Mutual courtesy and respect is never sexist. That is, men should hold doors open for other men as often as they do for women. And women should do the same for others when they are able to do so.

Chris Owens

March 8th, 2016

Respectfully, David, I disagree. There is a big difference between hijacking and being interested in helping and contributing to a conversation about what I feel is an important topic.  I mean, the topic was concerning the interaction of women AND men (two parts of the same equation). It doesn't seem far fetched to assume that a supportive voice from the male perspective might be OK to include too.

Regardless, it was not my intention to cause a problem, so I will leave the conversation. Chloe, if you felt my presence in this discussion was disruptive, I apologize. 

Steve Getman Partner/CTO/CIO at Flash Point Communications

March 8th, 2016

Edit: My apologies, I completely missed the part of the original post asking only for input from other female founders.

I agree that speaking up is the most effective approach, but it is also probably wise to be tactful about it. It is quite possible (as Chloe mentioned) that those making subtle comments may not even be aware they are causing offense. So there's a potential, though not a guarantee, to educate and avoid similar issues in the future.

Ultimately I think how effectively you can communicate this stuff to anyone is related to the quality of the relationship you have with them. Speaking for myself - I don't think I do these things but if someone I barely know (man or woman) tells me I'm doing something that doesn't fit what I know of myself, I'll likely not give it much thought (unless their delivery of the news seems well reasoned). If someone I know and respect tells me so I'll consider it deeply.
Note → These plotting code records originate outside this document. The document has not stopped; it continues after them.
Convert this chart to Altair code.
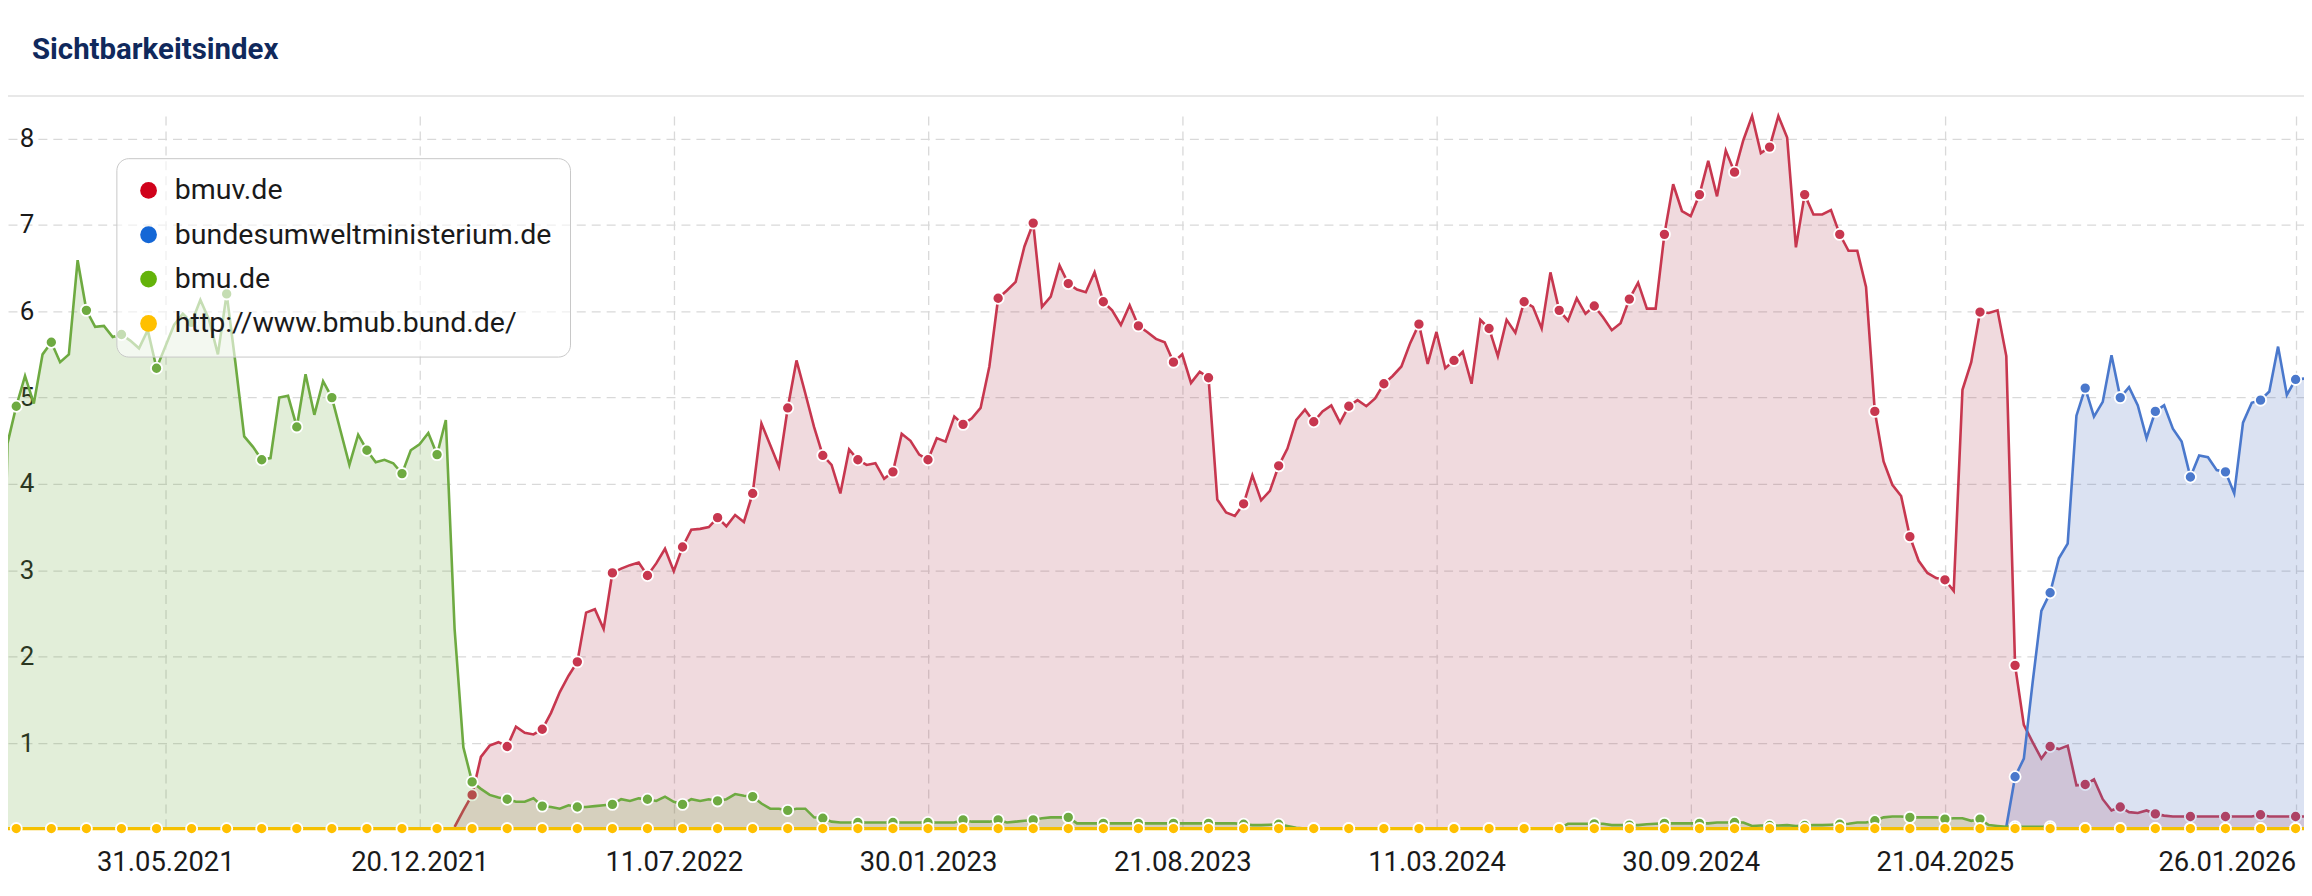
import altair as alt
import pandas as pd

TITLE = "Sichtbarkeitsindex"
SITES = ["bmuv.de", "bundesumweltministerium.de", "bmu.de", "http://www.bmub.bund.de/"]
LEGEND_COLORS = ["#d0021b", "#1467d6", "#64b30a", "#ffc000"]

FIRST_WEEK = "2021-01-18"  # weekly values (Mondays) start here
TICK_DATES = [(2021, 5, 31), (2021, 12, 20), (2022, 7, 11), (2023, 1, 30), (2023, 8, 21),
              (2024, 3, 11), (2024, 9, 30), (2025, 4, 21), (2026, 1, 26)]
Y_TICKS = [1, 2, 3, 4, 5, 6, 7, 8]

# bmu.de - one value per week from FIRST_WEEK
bmu = [
    0.0, 4.47, 4.90, 5.25, 4.93, 5.50, 5.64, 5.41, 5.50, 6.59,
    6.01, 5.82, 5.83, 5.70, 5.73, 5.66, 5.57, 5.78, 5.34, 5.59,
    5.84, 5.97, 5.87, 6.13, 5.90, 5.50, 6.20, 5.40, 4.55, 4.43,
    4.28, 4.30, 5.00, 5.02, 4.66, 5.27, 4.80, 5.19, 5.00, 4.61,
    4.22, 4.57, 4.39, 4.25, 4.28, 4.24, 4.12, 4.39, 4.46, 4.59,
    4.34, 4.74, 2.32, 0.95, 0.55, 0.47, 0.40, 0.37, 0.35, 0.32,
    0.32, 0.36, 0.27, 0.26, 0.24, 0.28, 0.26, 0.26, 0.27, 0.28,
    0.29, 0.35, 0.33, 0.36, 0.35, 0.33, 0.38, 0.32, 0.29, 0.35,
    0.33, 0.35, 0.33, 0.35, 0.41, 0.39, 0.38, 0.30, 0.24, 0.24,
    0.22, 0.24, 0.24, 0.14, 0.13, 0.09, 0.08, 0.08, 0.08, 0.08,
    0.08, 0.08, 0.08, 0.08, 0.08, 0.08, 0.08, 0.08, 0.08, 0.08,
    0.11, 0.09, 0.09, 0.09, 0.11, 0.08, 0.09, 0.10, 0.11, 0.13,
    0.14, 0.14, 0.14, 0.07, 0.07, 0.07, 0.07, 0.07, 0.07, 0.07,
    0.07, 0.07, 0.07, 0.07, 0.07, 0.07, 0.07, 0.07, 0.07, 0.07,
    0.07, 0.07, 0.06, 0.05, 0.05, 0.055, 0.06, 0.04, 0.02, 0.01,
    0.01, 0.01, 0.01, 0.01, 0.01, 0.01, 0.01, 0.01, 0.01, 0.01,
    0.01, 0.01, 0.01, 0.01, 0.01, 0.01, 0.01, 0.01, 0.01, 0.01,
    0.01, 0.01, 0.01, 0.01, 0.01, 0.01, 0.01, 0.01, 0.01, 0.065,
    0.065, 0.065, 0.065, 0.065, 0.05, 0.05, 0.05, 0.05, 0.06, 0.065,
    0.07, 0.07, 0.07, 0.07, 0.07, 0.07, 0.08, 0.08, 0.08, 0.08,
    0.04, 0.045, 0.045, 0.045, 0.05, 0.04, 0.045, 0.05, 0.05, 0.055,
    0.06, 0.065, 0.08, 0.08, 0.10, 0.14, 0.15, 0.15, 0.14, 0.14,
    0.14, 0.14, 0.12, 0.13, 0.13, 0.10, 0.12, 0.05, 0.04, 0.03,
    0.03, 0.03, 0.03, 0.03, 0.03, 0.01, 0.01, 0.01, 0.01, 0.01,
    0.01, 0.01, 0.01, 0.01, 0.01, 0.01, 0.01, 0.01, 0.01, 0.01,
    0.01, 0.01, 0.01, 0.01, 0.01, 0.01, 0.01, 0.01, 0.01, 0.01,
    0.01, 0.01, 0.01, 0.01,
]

# bmuv.de - starts at week 52 (2021-12-27)
BMUV_START = 52
bmuv = [
    0.03, 0.22, 0.40, 0.84, 0.97, 1.01, 0.96, 1.19, 1.12, 1.10,
    1.16, 1.35, 1.59, 1.78, 1.94, 2.51, 2.55, 2.32, 2.97, 3.02,
    3.06, 3.09, 2.94, 3.08, 3.25, 2.99, 3.27, 3.47, 3.48, 3.50,
    3.61, 3.51, 3.64, 3.56, 3.89, 4.70, 4.45, 4.20, 4.88, 5.43,
    5.05, 4.66, 4.33, 4.22, 3.89, 4.40, 4.28, 4.22, 4.24, 4.06,
    4.14, 4.58, 4.50, 4.34, 4.28, 4.53, 4.49, 4.78, 4.69, 4.76,
    4.88, 5.36, 6.15, 6.24, 6.34, 6.75, 7.02, 6.05, 6.17, 6.53,
    6.32, 6.25, 6.22, 6.45, 6.11, 6.01, 5.84, 6.07, 5.83, 5.76,
    5.68, 5.64, 5.41, 5.50, 5.17, 5.30, 5.23, 3.82, 3.67, 3.63,
    3.77, 4.10, 3.81, 3.92, 4.21, 4.41, 4.74, 4.86, 4.72, 4.84,
    4.91, 4.71, 4.90, 4.97, 4.90, 4.99, 5.16, 5.25, 5.36, 5.63,
    5.85, 5.39, 5.76, 5.34, 5.43, 5.53, 5.16, 5.90, 5.80, 5.48,
    5.90, 5.75, 6.11, 6.05, 5.80, 6.45, 6.01, 5.89, 6.15, 5.97,
    6.06, 5.93, 5.78, 5.86, 6.14, 6.33, 6.03, 6.03, 6.89, 7.47,
    7.16, 7.10, 7.35, 7.74, 7.33, 7.86, 7.61, 7.98, 8.26, 7.83,
    7.90, 8.26, 8.01, 6.74, 7.35, 7.12, 7.12, 7.17, 6.89, 6.70,
    6.70, 6.28, 4.84, 4.26, 3.99, 3.86, 3.39, 3.11, 2.97, 2.91,
    2.89, 2.76, 5.09, 5.41, 5.99, 5.98, 6.01, 5.48, 1.90, 1.21,
    1.01, 0.82, 0.96, 0.93, 0.97, 0.51, 0.52, 0.58, 0.35, 0.22,
    0.26, 0.20, 0.19, 0.22, 0.18, 0.16, 0.15, 0.15, 0.15, 0.15,
    0.15, 0.15, 0.15, 0.15, 0.15, 0.15, 0.17, 0.15, 0.15, 0.15,
    0.15, 0.15,
]

# bundesumweltministerium.de - starts at week 229 (2025-05-12)
BUND_START = 229
bund = [
    0.03, 0.61, 0.82, 1.70, 2.53, 2.74, 3.14, 3.31, 4.79, 5.11,
    4.78, 4.95, 5.49, 5.00, 5.12, 4.91, 4.53, 4.84, 4.91, 4.64,
    4.49, 4.08, 4.33, 4.31, 4.16, 4.14, 3.89, 4.71, 4.94, 4.97,
    5.07, 5.59, 5.03, 5.21, 5.22,
]

# http://www.bmub.bund.de/ - flat at zero, whole period
bmub = [
    0.01, 0.01, 0.01, 0.01, 0.01, 0.01, 0.01, 0.01, 0.01, 0.01, 0.01, 0.01,
    0.01, 0.01, 0.01, 0.01, 0.01, 0.01, 0.01, 0.01, 0.01, 0.01, 0.01, 0.01,
    0.01, 0.01, 0.01, 0.01, 0.01, 0.01, 0.01, 0.01, 0.01, 0.01, 0.01, 0.01,
    0.01, 0.01, 0.01, 0.01, 0.01, 0.01, 0.01, 0.01, 0.01, 0.01, 0.01, 0.01,
    0.01, 0.01, 0.01, 0.01, 0.01, 0.01, 0.01, 0.01, 0.01, 0.01, 0.01, 0.01,
    0.01, 0.01, 0.01, 0.01, 0.01, 0.01, 0.01, 0.01, 0.01, 0.01, 0.01, 0.01,
    0.01, 0.01, 0.01, 0.01, 0.01, 0.01, 0.01, 0.01, 0.01, 0.01, 0.01, 0.01,
    0.01, 0.01, 0.01, 0.01, 0.01, 0.01, 0.01, 0.01, 0.01, 0.01, 0.01, 0.01,
    0.01, 0.01, 0.01, 0.01, 0.01, 0.01, 0.01, 0.01, 0.01, 0.01, 0.01, 0.01,
    0.01, 0.01, 0.01, 0.01, 0.01, 0.01, 0.01, 0.01, 0.01, 0.01, 0.01, 0.01,
    0.01, 0.01, 0.01, 0.01, 0.01, 0.01, 0.01, 0.01, 0.01, 0.01, 0.01, 0.01,
    0.01, 0.01, 0.01, 0.01, 0.01, 0.01, 0.01, 0.01, 0.01, 0.01, 0.01, 0.01,
    0.01, 0.01, 0.01, 0.01, 0.01, 0.01, 0.01, 0.01, 0.01, 0.01, 0.01, 0.01,
    0.01, 0.01, 0.01, 0.01, 0.01, 0.01, 0.01, 0.01, 0.01, 0.01, 0.01, 0.01,
    0.01, 0.01, 0.01, 0.01, 0.01, 0.01, 0.01, 0.01, 0.01, 0.01, 0.01, 0.01,
    0.01, 0.01, 0.01, 0.01, 0.01, 0.01, 0.01, 0.01, 0.01, 0.01, 0.01, 0.01,
    0.01, 0.01, 0.01, 0.01, 0.01, 0.01, 0.01, 0.01, 0.01, 0.01, 0.01, 0.01,
    0.01, 0.01, 0.01, 0.01, 0.01, 0.01, 0.01, 0.01, 0.01, 0.01, 0.01, 0.01,
    0.01, 0.01, 0.01, 0.01, 0.01, 0.01, 0.01, 0.01, 0.01, 0.01, 0.01, 0.01,
    0.01, 0.01, 0.01, 0.01, 0.01, 0.01, 0.01, 0.01, 0.01, 0.01, 0.01, 0.01,
    0.01, 0.01, 0.01, 0.01, 0.01, 0.01, 0.01, 0.01, 0.01, 0.01, 0.01, 0.01,
    0.01, 0.01, 0.01, 0.01, 0.01, 0.01, 0.01, 0.01, 0.01, 0.01, 0.01, 0.01,
]

# ---------------------------------------------------------------- table
weeks = pd.date_range(FIRST_WEEK, periods=len(bmu), freq="7D")
rows = []


def add(site, start, vals):
    for j, v in enumerate(vals):
        i = start + j
        rows.append({"date": weeks[i].strftime("%Y-%m-%dT00:00:00"),
                     "site": site, "v": v, "m": (i % 4 == 2)})


add(SITES[0], BMUV_START, bmuv)
add(SITES[1], BUND_START, bund)
add(SITES[2], 0, bmu)
add(SITES[3], 0, bmub)
df = pd.DataFrame(rows)

FONT = "Roboto"
GRID = "#d9d9d9"

x_enc = alt.X(
    "date:T",
    scale=alt.Scale(domain=[alt.DateTime(year=2021, month=1, date=25, hours=9, minutes=36),
                            alt.DateTime(year=2026, month=2, date=1, hours=16, minutes=48)]),
    axis=alt.Axis(values=[alt.DateTime(year=y, month=m, date=d) for (y, m, d) in TICK_DATES],
                  format="%d.%m.%Y", title=None, domain=False, ticks=False,
                  labelFont=FONT, labelFontSize=27.5, labelColor="#1a1a1a",
                  labelBaseline="middle", labelPadding=33, labelFlush=14,
                  labelOverlap=False, grid=True, gridColor=GRID, gridDash=[9, 6],
                  gridWidth=1.3),
)
y_enc = alt.Y(
    "v:Q",
    scale=alt.Scale(domain=[0, 8.26], nice=False),
    axis=alt.Axis(values=Y_TICKS, title=None, domain=False, ticks=False, tickSize=0,
                  labelFont=FONT, labelFontSize=26, labelColor="#1a1a1a",
                  labelAlign="right", labelPadding=-26, grid=True, gridColor=GRID,
                  gridDash=[9, 6], gridWidth=1.3),
)

base = alt.Chart(df).encode(x=x_enc, y=y_enc)

STYLE = {
    SITES[0]: ("#c7374f", "#b5475c", "#c7374f", 2.6, True),
    SITES[1]: ("#4a78cc", "#4b6ebe", "#4a78cc", 2.6, True),
    SITES[2]: ("#6eaa41", "#6eaa41", "#6eaa41", 2.6, True),
    SITES[3]: ("#f5c000", "#f5c000", "#ffc000", 3.2, False),
}

layers = []
for site in SITES:
    line_c, fill_c, mark_c, lw, has_area = STYLE[site]
    s = base.transform_filter(alt.datum.site == site)
    if has_area:
        layers.append(s.mark_area(color=fill_c, opacity=0.2))
    layers.append(s.mark_line(color=line_c, strokeWidth=lw))
    layers.append(s.transform_filter(alt.datum.m == True).mark_circle(
        color=mark_c, opacity=1, size=125, stroke="white", strokeWidth=1.8))

# legend (own colour scale, invisible marks)
leg_df = pd.DataFrame({"site": SITES, "date": ["2022-01-03T00:00:00"] * 4, "v": [0.0] * 4})
legend_layer = alt.Chart(leg_df).mark_circle(size=0).encode(
    x=x_enc, y=y_enc,
    color=alt.Color("site:N", scale=alt.Scale(domain=SITES, range=LEGEND_COLORS),
                    legend=alt.Legend(title=None, orient="none", direction="vertical",
                                      legendX=108.7, legendY=42.3,
                                      fillColor="rgba(255,255,255,0.6)",
                                      strokeColor="#c8c8c8", cornerRadius=12, padding=18,
                                      symbolType="circle", symbolSize=283,
                                      symbolStrokeWidth=0, symbolOpacity=1,
                                      labelFont=FONT, labelFontSize=28.6,
                                      labelColor="#1a1a1a", labelOffset=12,
                                      rowPadding=15.5, labelLimit=800)),
)

title_layer = alt.Chart(pd.DataFrame({"t": [TITLE]})).mark_text(
    align="left", baseline="alphabetic", font=FONT, fontSize=29.5, fontWeight="bold",
    color="#10295c",
).encode(x=alt.value(24), y=alt.value(-57), text="t:N")

sep_layer = alt.Chart(pd.DataFrame({"a": [0]})).mark_rule(
    color="#e8e8e8", strokeWidth=2
).encode(x=alt.value(0), x2=alt.value(2304), y=alt.value(-20))

chart = alt.layer(*layers, legend_layer, title_layer, sep_layer).properties(
    width=2303, height=715.6,
    padding={"left": 0, "top": 107, "right": 0, "bottom": 55},
    autosize=alt.AutoSizeParams(type="none"),
).configure_view(stroke=None)

chart.save("out.html", embed_options={"renderer": "svg", "actions": False})
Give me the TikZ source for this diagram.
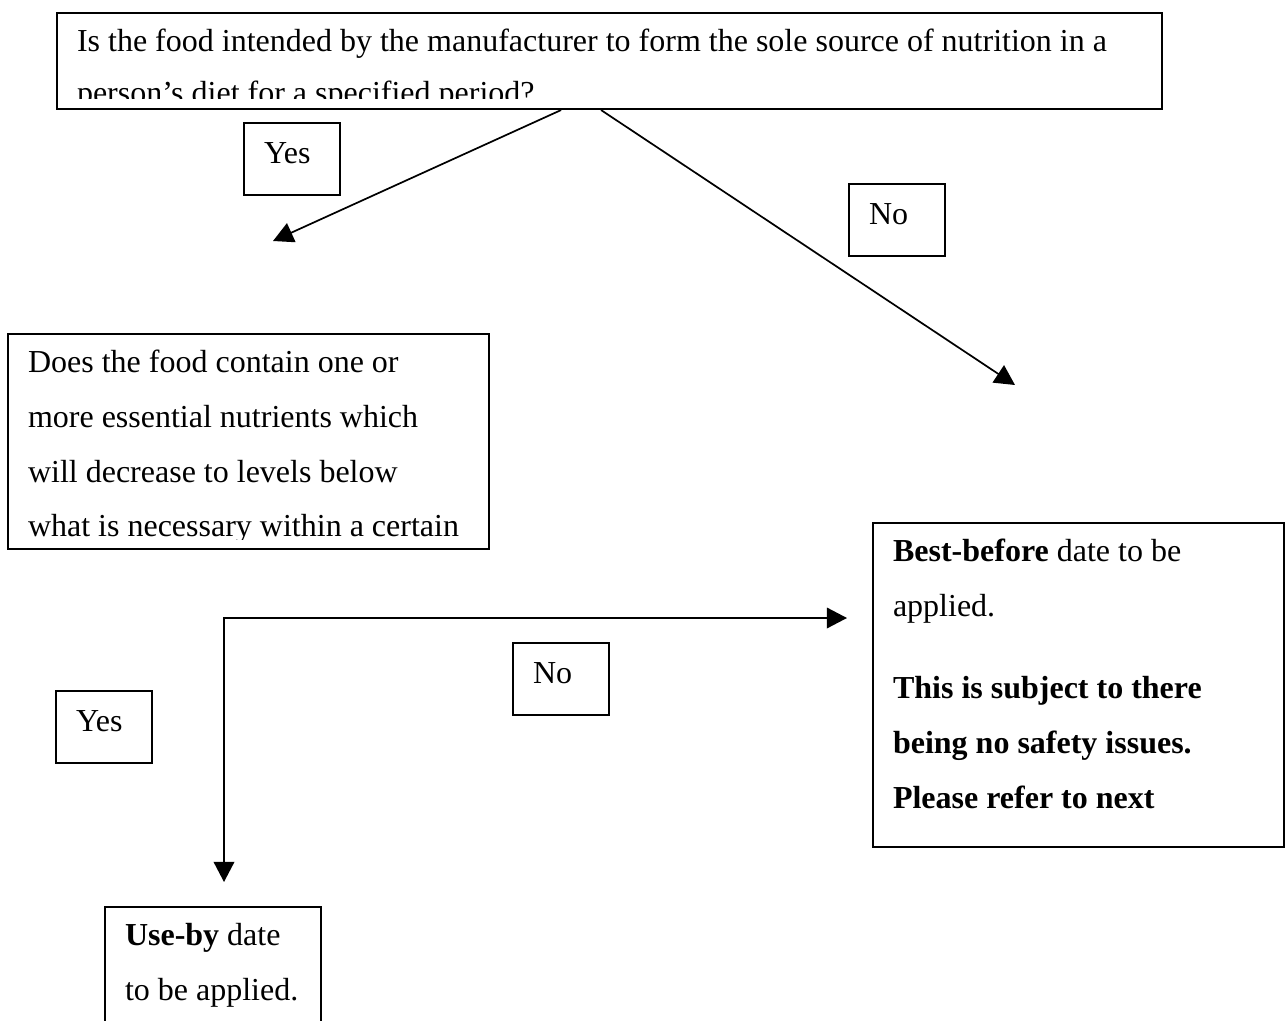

@Julie - In my experience, both men and women are equally adept (or inept) at making the discussion about themselves. :)

ArLyne Ph.D. Diamond Associates: Consultants to Management - Transforming Individuals and Organizations by cooperative interaction

March 8th, 2016

I think the best way to ignore the covert comments is to ignore them and assume you have full rights - speak up as though the comment had not existed. Men seem to have no problem inserting themselves in conversation - and expressing their talents (just a generalization - don't shoot me gentlemen) and so should we.

Don't wait for an invitation - assume you belong.  On the other hand, be fair.  We women frequently create women only events - so the "old boys" should be allowed to do so as well.

Judy Parrish Professor Emerita at University of Idaho

March 11th, 2016

@Arlyne  "I think the best way to ignore the covert comments is to ignore them and assume you have full rights"

This is the way I've handled most situations, but context is everything.  You were criticized for the first part of this statement by someone who apparently did not read the second, more important, part.  I spent much of my career being the first woman or only woman in various contexts in my very male-dominated field (geology--not so male-dominated now), and I'm old enough to have predated political correctness by at least a decade.  I learned very early on to distinguish between inadvertent sexism, which is brought about by acculturation, and true sexism, where the person was intentionally excluding or disrespecting me.  The inadvertent sexism I would ignore (except in one instance), and I found it usually went away on its own as the men in question adjusted to the fact that they were in the presence of a powerful woman who considered herself (and was) their equal.  The true sexism I would call out.  

"Assume you have full rights" has worked brilliantly for me.